How exactly do you go about disciplining toddlers? What are the
methods that can be used to get them to do what you want to do when
you want them to do it? How do you instill this discipline that you
hear everyone talking about? In theory it may be a lot to take in
and a bit difficult to put into practice but this book serves as a
guide to outline how it can be done without putting undue stress on
you and the child that you are trying to discipline. The use of
short and to the point phrases is best as they have short attention
spans. It is not about punishing the child when they do something
wrong but it is more about providing an alternative where possible
or explaining as best you can, at their level of language why a
certain thing should not be done. Bear in mind ( and the book says
this) that this is not an overnight process. It is something that
takes time. In fact this discipline is something that will continue
through their formative years and into the adolescent. The base for
discipline is set in the toddler years and built upon as the years
go on. That is why it is so important to do it right the first time
to ensure that they do not have any feelings of resentment.
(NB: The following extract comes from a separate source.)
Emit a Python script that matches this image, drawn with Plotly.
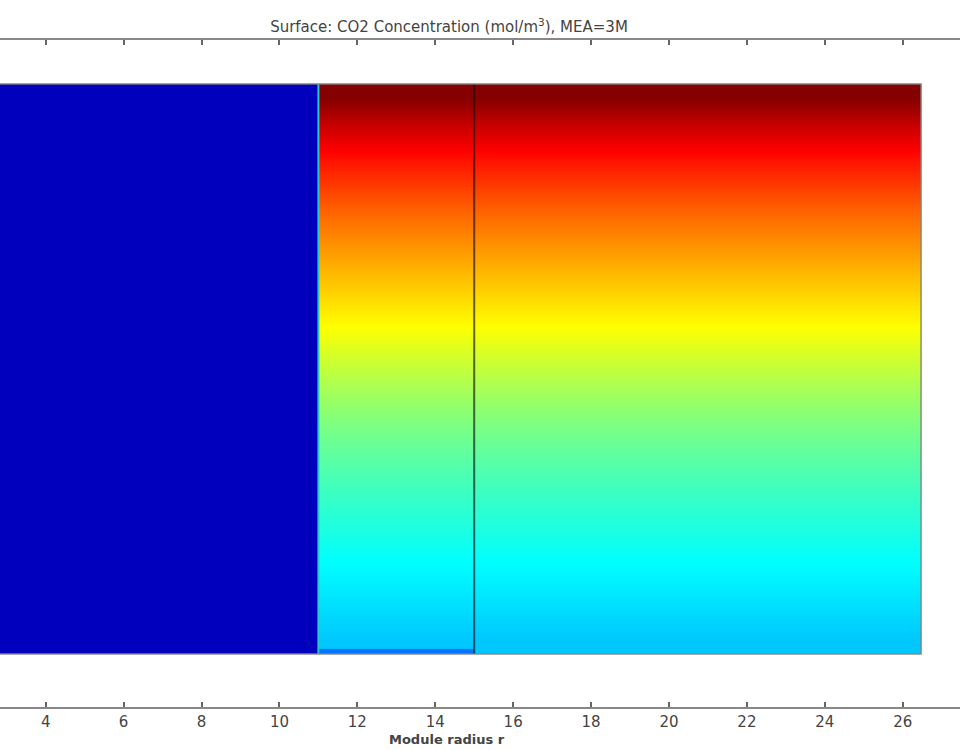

About
the Author: Staci Brown wrote this book not only based on her
personal experience growing children but also on the research that
she did during that period of time and still continues to do as her
family grows. She has great tips on how to cut down on a toddler
defying you and how to effectively communicate with them. Her
ultimate goal is to help any parent to know where to start and how
to use the tips to set the foundation for positive outcomes. She
also distinguishes between discipline and punishment as some
parents are really not aware of the difference. The great thing is
that despite the fact that she has other children, she still has to
keep up on her reading and refine her techniques to deal with her
son, who is still a toddler. This just highlights to other parents
that it is an ongoing process of learning so any failed attempts
must not be an excuse to throw the towel in. one just has to go
back to the drawing board and come up with a different strategy.
The basic rules are still the same, you have to repeat, react and
reassure: it is just the method of doing so that will differ
slightly from one household to the next.